Every line of the material below should be repeated exactly.

[START]

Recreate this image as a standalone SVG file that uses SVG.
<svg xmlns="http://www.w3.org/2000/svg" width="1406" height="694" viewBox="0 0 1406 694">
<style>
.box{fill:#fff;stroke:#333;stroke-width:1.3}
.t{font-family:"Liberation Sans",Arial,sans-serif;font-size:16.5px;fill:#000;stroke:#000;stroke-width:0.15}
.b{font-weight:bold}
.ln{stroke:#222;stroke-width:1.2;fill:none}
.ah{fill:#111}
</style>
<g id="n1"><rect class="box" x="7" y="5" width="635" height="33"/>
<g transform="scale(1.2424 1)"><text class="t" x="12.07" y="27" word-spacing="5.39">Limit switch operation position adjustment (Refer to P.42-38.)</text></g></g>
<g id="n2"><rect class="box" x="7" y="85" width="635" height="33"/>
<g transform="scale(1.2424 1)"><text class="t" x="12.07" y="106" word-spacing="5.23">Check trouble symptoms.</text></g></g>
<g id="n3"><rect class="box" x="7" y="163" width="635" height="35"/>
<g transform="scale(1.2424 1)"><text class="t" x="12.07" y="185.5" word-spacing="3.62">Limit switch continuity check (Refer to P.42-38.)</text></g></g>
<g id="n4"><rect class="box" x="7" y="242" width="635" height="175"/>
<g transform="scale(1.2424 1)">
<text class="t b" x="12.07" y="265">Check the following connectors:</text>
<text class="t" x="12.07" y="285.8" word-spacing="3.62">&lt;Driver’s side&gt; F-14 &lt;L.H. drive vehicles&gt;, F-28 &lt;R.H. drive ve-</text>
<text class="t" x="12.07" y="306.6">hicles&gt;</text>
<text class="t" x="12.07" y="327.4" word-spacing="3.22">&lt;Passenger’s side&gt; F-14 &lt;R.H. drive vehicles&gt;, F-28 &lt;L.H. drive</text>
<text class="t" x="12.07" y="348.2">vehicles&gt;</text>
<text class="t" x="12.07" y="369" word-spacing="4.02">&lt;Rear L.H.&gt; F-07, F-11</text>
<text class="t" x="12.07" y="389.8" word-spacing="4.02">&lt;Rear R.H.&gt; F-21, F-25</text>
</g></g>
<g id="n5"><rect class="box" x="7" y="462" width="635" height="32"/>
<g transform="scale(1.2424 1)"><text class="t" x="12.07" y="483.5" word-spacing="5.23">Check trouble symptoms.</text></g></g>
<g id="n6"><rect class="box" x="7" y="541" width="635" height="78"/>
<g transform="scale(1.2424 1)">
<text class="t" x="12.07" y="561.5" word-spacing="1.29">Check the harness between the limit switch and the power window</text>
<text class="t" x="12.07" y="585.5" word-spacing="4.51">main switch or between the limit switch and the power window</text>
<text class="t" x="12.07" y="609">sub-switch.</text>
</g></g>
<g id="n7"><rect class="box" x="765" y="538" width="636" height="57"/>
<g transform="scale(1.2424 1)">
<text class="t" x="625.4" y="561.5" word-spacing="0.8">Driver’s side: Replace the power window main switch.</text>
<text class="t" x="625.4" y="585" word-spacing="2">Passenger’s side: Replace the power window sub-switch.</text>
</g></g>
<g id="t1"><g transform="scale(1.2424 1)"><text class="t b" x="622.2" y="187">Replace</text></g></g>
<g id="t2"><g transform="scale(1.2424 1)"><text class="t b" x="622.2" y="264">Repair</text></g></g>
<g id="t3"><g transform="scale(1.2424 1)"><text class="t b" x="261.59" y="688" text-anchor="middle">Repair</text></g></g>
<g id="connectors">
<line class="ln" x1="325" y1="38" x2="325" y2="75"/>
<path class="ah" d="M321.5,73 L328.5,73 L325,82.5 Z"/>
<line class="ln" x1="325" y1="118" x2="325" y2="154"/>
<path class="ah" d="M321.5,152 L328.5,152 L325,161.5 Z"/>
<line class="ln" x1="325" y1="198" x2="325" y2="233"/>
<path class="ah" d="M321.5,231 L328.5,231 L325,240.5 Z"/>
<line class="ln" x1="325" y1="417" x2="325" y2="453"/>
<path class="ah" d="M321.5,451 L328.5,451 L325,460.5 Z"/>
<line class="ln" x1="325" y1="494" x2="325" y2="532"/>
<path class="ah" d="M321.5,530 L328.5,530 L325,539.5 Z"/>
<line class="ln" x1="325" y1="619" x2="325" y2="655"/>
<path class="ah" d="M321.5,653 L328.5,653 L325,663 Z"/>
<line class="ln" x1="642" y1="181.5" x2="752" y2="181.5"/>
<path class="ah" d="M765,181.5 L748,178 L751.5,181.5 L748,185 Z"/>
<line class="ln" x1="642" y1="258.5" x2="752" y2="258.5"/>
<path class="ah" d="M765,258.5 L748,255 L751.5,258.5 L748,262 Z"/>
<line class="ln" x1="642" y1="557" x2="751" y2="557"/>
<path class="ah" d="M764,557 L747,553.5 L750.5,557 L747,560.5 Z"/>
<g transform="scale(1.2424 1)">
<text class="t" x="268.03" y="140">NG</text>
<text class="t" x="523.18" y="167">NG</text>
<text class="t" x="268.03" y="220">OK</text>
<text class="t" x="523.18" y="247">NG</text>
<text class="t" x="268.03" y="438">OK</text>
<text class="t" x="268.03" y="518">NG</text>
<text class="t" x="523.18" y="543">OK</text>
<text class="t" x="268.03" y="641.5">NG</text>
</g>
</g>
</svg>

[END]

▸ **Solution for this task**:
Recreate this image as a standalone SVG file that uses SVG.
<svg xmlns="http://www.w3.org/2000/svg" width="1406" height="694" viewBox="0 0 1406 694">
<style>
.box{fill:#fff;stroke:#333;stroke-width:1.3}
.t{font-family:"Liberation Sans",Arial,sans-serif;font-size:16.5px;fill:#000;stroke:#000;stroke-width:0.15}
.b{font-weight:bold}
.ln{stroke:#222;stroke-width:1.2;fill:none}
.ah{fill:#111}
</style>
<g id="n1"><rect class="box" x="7" y="5" width="635" height="33"/>
<g transform="scale(1.2424 1)"><text class="t" x="12.07" y="27" word-spacing="5.39">Limit switch operation position adjustment (Refer to P.42-38.)</text></g></g>
<g id="n2"><rect class="box" x="7" y="85" width="635" height="33"/>
<g transform="scale(1.2424 1)"><text class="t" x="12.07" y="106" word-spacing="5.23">Check trouble symptoms.</text></g></g>
<g id="n3"><rect class="box" x="7" y="163" width="635" height="35"/>
<g transform="scale(1.2424 1)"><text class="t" x="12.07" y="185.5" word-spacing="3.62">Limit switch continuity check (Refer to P.42-38.)</text></g></g>
<g id="n4"><rect class="box" x="7" y="242" width="635" height="175"/>
<g transform="scale(1.2424 1)">
<text class="t b" x="12.07" y="265">Check the following connectors:</text>
<text class="t" x="12.07" y="285.8" word-spacing="3.62">&lt;Driver’s side&gt; F-14 &lt;L.H. drive vehicles&gt;, F-28 &lt;R.H. drive ve-</text>
<text class="t" x="12.07" y="306.6">hicles&gt;</text>
<text class="t" x="12.07" y="327.4" word-spacing="3.22">&lt;Passenger’s side&gt; F-14 &lt;R.H. drive vehicles&gt;, F-28 &lt;L.H. drive</text>
<text class="t" x="12.07" y="348.2">vehicles&gt;</text>
<text class="t" x="12.07" y="369" word-spacing="4.02">&lt;Rear L.H.&gt; F-07, F-11</text>
<text class="t" x="12.07" y="389.8" word-spacing="4.02">&lt;Rear R.H.&gt; F-21, F-25</text>
</g></g>
<g id="n5"><rect class="box" x="7" y="462" width="635" height="32"/>
<g transform="scale(1.2424 1)"><text class="t" x="12.07" y="483.5" word-spacing="5.23">Check trouble symptoms.</text></g></g>
<g id="n6"><rect class="box" x="7" y="541" width="635" height="78"/>
<g transform="scale(1.2424 1)">
<text class="t" x="12.07" y="561.5" word-spacing="1.29">Check the harness between the limit switch and the power window</text>
<text class="t" x="12.07" y="585.5" word-spacing="4.51">main switch or between the limit switch and the power window</text>
<text class="t" x="12.07" y="609">sub-switch.</text>
</g></g>
<g id="n7"><rect class="box" x="765" y="538" width="636" height="57"/>
<g transform="scale(1.2424 1)">
<text class="t" x="625.4" y="561.5" word-spacing="0.8">Driver’s side: Replace the power window main switch.</text>
<text class="t" x="625.4" y="585" word-spacing="2">Passenger’s side: Replace the power window sub-switch.</text>
</g></g>
<g id="t1"><g transform="scale(1.2424 1)"><text class="t b" x="622.2" y="187">Replace</text></g></g>
<g id="t2"><g transform="scale(1.2424 1)"><text class="t b" x="622.2" y="264">Repair</text></g></g>
<g id="t3"><g transform="scale(1.2424 1)"><text class="t b" x="261.59" y="688" text-anchor="middle">Repair</text></g></g>
<g id="connectors">
<line class="ln" x1="325" y1="38" x2="325" y2="75"/>
<path class="ah" d="M321.5,73 L328.5,73 L325,82.5 Z"/>
<line class="ln" x1="325" y1="118" x2="325" y2="154"/>
<path class="ah" d="M321.5,152 L328.5,152 L325,161.5 Z"/>
<line class="ln" x1="325" y1="198" x2="325" y2="233"/>
<path class="ah" d="M321.5,231 L328.5,231 L325,240.5 Z"/>
<line class="ln" x1="325" y1="417" x2="325" y2="453"/>
<path class="ah" d="M321.5,451 L328.5,451 L325,460.5 Z"/>
<line class="ln" x1="325" y1="494" x2="325" y2="532"/>
<path class="ah" d="M321.5,530 L328.5,530 L325,539.5 Z"/>
<line class="ln" x1="325" y1="619" x2="325" y2="655"/>
<path class="ah" d="M321.5,653 L328.5,653 L325,663 Z"/>
<line class="ln" x1="642" y1="181.5" x2="752" y2="181.5"/>
<path class="ah" d="M765,181.5 L748,178 L751.5,181.5 L748,185 Z"/>
<line class="ln" x1="642" y1="258.5" x2="752" y2="258.5"/>
<path class="ah" d="M765,258.5 L748,255 L751.5,258.5 L748,262 Z"/>
<line class="ln" x1="642" y1="557" x2="751" y2="557"/>
<path class="ah" d="M764,557 L747,553.5 L750.5,557 L747,560.5 Z"/>
<g transform="scale(1.2424 1)">
<text class="t" x="268.03" y="140">NG</text>
<text class="t" x="523.18" y="167">NG</text>
<text class="t" x="268.03" y="220">OK</text>
<text class="t" x="523.18" y="247">NG</text>
<text class="t" x="268.03" y="438">OK</text>
<text class="t" x="268.03" y="518">NG</text>
<text class="t" x="523.18" y="543">OK</text>
<text class="t" x="268.03" y="641.5">NG</text>
</g>
</g>
</svg>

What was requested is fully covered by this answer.